Copy everything in the listing below word for word, apart from any images.

• • •

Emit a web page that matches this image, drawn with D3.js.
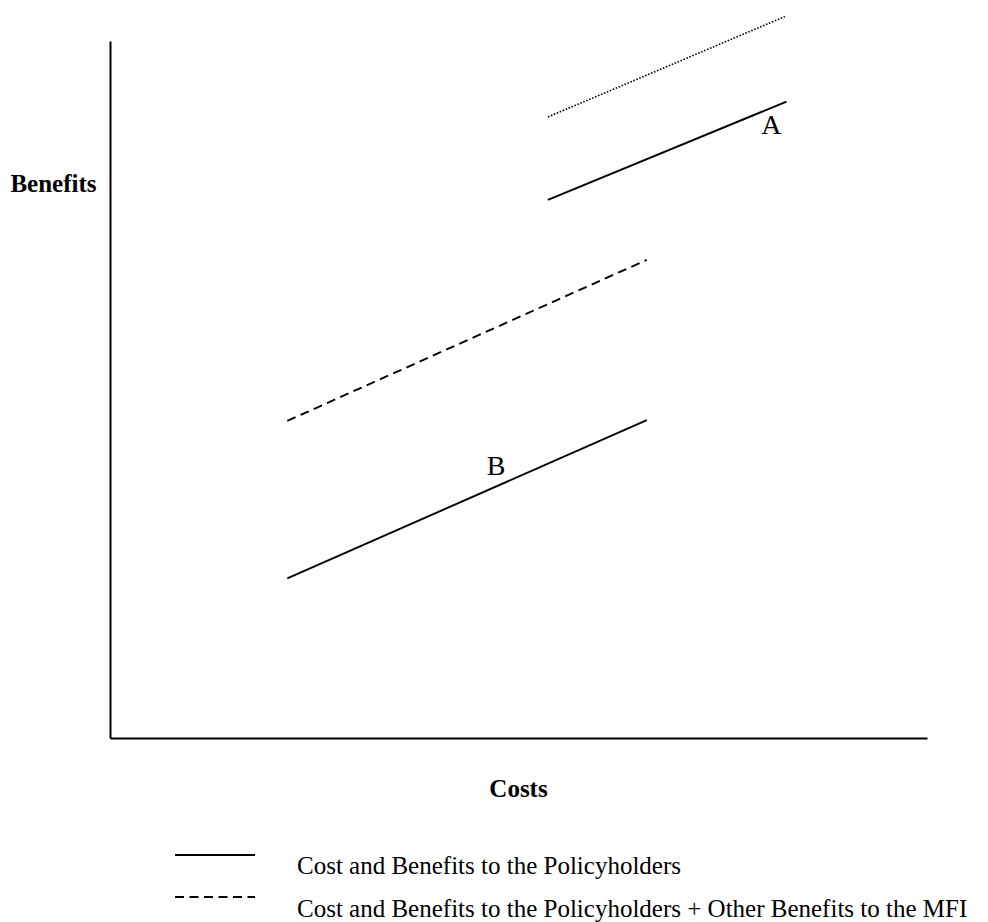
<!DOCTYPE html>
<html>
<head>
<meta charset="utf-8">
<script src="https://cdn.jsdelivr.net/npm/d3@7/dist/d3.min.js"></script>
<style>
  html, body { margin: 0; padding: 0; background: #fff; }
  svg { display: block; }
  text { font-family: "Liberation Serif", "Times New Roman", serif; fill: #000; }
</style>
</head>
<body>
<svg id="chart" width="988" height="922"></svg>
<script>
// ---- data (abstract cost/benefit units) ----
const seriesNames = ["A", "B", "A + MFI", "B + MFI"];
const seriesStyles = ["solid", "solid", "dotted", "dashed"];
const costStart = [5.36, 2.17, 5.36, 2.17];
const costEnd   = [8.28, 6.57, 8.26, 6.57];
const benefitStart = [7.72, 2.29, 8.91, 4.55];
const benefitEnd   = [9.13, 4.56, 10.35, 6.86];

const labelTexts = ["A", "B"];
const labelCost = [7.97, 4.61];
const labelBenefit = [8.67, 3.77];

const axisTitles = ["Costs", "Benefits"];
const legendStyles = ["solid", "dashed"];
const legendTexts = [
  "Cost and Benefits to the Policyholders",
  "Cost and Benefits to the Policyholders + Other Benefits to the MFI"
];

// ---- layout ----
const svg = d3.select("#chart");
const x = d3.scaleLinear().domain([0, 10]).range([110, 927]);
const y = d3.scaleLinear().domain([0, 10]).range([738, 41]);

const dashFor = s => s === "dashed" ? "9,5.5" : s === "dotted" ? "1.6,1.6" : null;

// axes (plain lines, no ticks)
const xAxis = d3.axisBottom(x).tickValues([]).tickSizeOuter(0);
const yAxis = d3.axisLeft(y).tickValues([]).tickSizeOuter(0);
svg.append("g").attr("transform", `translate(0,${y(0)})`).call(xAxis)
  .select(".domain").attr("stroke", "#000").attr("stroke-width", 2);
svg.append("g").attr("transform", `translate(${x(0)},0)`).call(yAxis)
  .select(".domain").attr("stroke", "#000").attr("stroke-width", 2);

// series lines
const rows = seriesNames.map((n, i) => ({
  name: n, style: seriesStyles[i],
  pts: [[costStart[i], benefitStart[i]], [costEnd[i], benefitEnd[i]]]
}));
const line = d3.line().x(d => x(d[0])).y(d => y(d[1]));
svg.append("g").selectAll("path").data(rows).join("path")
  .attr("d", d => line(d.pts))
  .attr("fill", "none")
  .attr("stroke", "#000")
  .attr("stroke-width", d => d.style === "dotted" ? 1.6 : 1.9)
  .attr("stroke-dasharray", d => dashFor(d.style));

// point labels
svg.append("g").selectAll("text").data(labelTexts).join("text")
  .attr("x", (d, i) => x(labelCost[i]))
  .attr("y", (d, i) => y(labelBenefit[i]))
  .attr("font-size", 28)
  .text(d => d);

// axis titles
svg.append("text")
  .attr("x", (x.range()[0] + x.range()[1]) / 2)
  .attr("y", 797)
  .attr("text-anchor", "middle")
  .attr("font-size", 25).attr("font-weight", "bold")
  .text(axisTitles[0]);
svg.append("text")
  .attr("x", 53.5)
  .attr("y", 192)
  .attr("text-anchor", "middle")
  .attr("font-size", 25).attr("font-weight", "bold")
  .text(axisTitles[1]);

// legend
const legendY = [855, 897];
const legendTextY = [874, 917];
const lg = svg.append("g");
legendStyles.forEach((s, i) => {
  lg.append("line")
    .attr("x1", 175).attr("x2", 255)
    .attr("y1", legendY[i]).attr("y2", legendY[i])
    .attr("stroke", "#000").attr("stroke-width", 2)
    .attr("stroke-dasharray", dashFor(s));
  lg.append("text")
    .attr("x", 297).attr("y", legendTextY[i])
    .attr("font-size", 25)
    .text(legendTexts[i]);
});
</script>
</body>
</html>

• • •

**Correct response**
Emit a web page that matches this image, drawn with D3.js.
<!DOCTYPE html>
<html>
<head>
<meta charset="utf-8">
<script src="https://cdn.jsdelivr.net/npm/d3@7/dist/d3.min.js"></script>
<style>
  html, body { margin: 0; padding: 0; background: #fff; }
  svg { display: block; }
  text { font-family: "Liberation Serif", "Times New Roman", serif; fill: #000; }
</style>
</head>
<body>
<svg id="chart" width="988" height="922"></svg>
<script>
// ---- data (abstract cost/benefit units) ----
const seriesNames = ["A", "B", "A + MFI", "B + MFI"];
const seriesStyles = ["solid", "solid", "dotted", "dashed"];
const costStart = [5.36, 2.17, 5.36, 2.17];
const costEnd   = [8.28, 6.57, 8.26, 6.57];
const benefitStart = [7.72, 2.29, 8.91, 4.55];
const benefitEnd   = [9.13, 4.56, 10.35, 6.86];

const labelTexts = ["A", "B"];
const labelCost = [7.97, 4.61];
const labelBenefit = [8.67, 3.77];

const axisTitles = ["Costs", "Benefits"];
const legendStyles = ["solid", "dashed"];
const legendTexts = [
  "Cost and Benefits to the Policyholders",
  "Cost and Benefits to the Policyholders + Other Benefits to the MFI"
];

// ---- layout ----
const svg = d3.select("#chart");
const x = d3.scaleLinear().domain([0, 10]).range([110, 927]);
const y = d3.scaleLinear().domain([0, 10]).range([738, 41]);

const dashFor = s => s === "dashed" ? "9,5.5" : s === "dotted" ? "1.6,1.6" : null;

// axes (plain lines, no ticks)
const xAxis = d3.axisBottom(x).tickValues([]).tickSizeOuter(0);
const yAxis = d3.axisLeft(y).tickValues([]).tickSizeOuter(0);
svg.append("g").attr("transform", `translate(0,${y(0)})`).call(xAxis)
  .select(".domain").attr("stroke", "#000").attr("stroke-width", 2);
svg.append("g").attr("transform", `translate(${x(0)},0)`).call(yAxis)
  .select(".domain").attr("stroke", "#000").attr("stroke-width", 2);

// series lines
const rows = seriesNames.map((n, i) => ({
  name: n, style: seriesStyles[i],
  pts: [[costStart[i], benefitStart[i]], [costEnd[i], benefitEnd[i]]]
}));
const line = d3.line().x(d => x(d[0])).y(d => y(d[1]));
svg.append("g").selectAll("path").data(rows).join("path")
  .attr("d", d => line(d.pts))
  .attr("fill", "none")
  .attr("stroke", "#000")
  .attr("stroke-width", d => d.style === "dotted" ? 1.6 : 1.9)
  .attr("stroke-dasharray", d => dashFor(d.style));

// point labels
svg.append("g").selectAll("text").data(labelTexts).join("text")
  .attr("x", (d, i) => x(labelCost[i]))
  .attr("y", (d, i) => y(labelBenefit[i]))
  .attr("font-size", 28)
  .text(d => d);

// axis titles
svg.append("text")
  .attr("x", (x.range()[0] + x.range()[1]) / 2)
  .attr("y", 797)
  .attr("text-anchor", "middle")
  .attr("font-size", 25).attr("font-weight", "bold")
  .text(axisTitles[0]);
svg.append("text")
  .attr("x", 53.5)
  .attr("y", 192)
  .attr("text-anchor", "middle")
  .attr("font-size", 25).attr("font-weight", "bold")
  .text(axisTitles[1]);

// legend
const legendY = [855, 897];
const legendTextY = [874, 917];
const lg = svg.append("g");
legendStyles.forEach((s, i) => {
  lg.append("line")
    .attr("x1", 175).attr("x2", 255)
    .attr("y1", legendY[i]).attr("y2", legendY[i])
    .attr("stroke", "#000").attr("stroke-width", 2)
    .attr("stroke-dasharray", dashFor(s));
  lg.append("text")
    .attr("x", 297).attr("y", legendTextY[i])
    .attr("font-size", 25)
    .text(legendTexts[i]);
});
</script>
</body>
</html>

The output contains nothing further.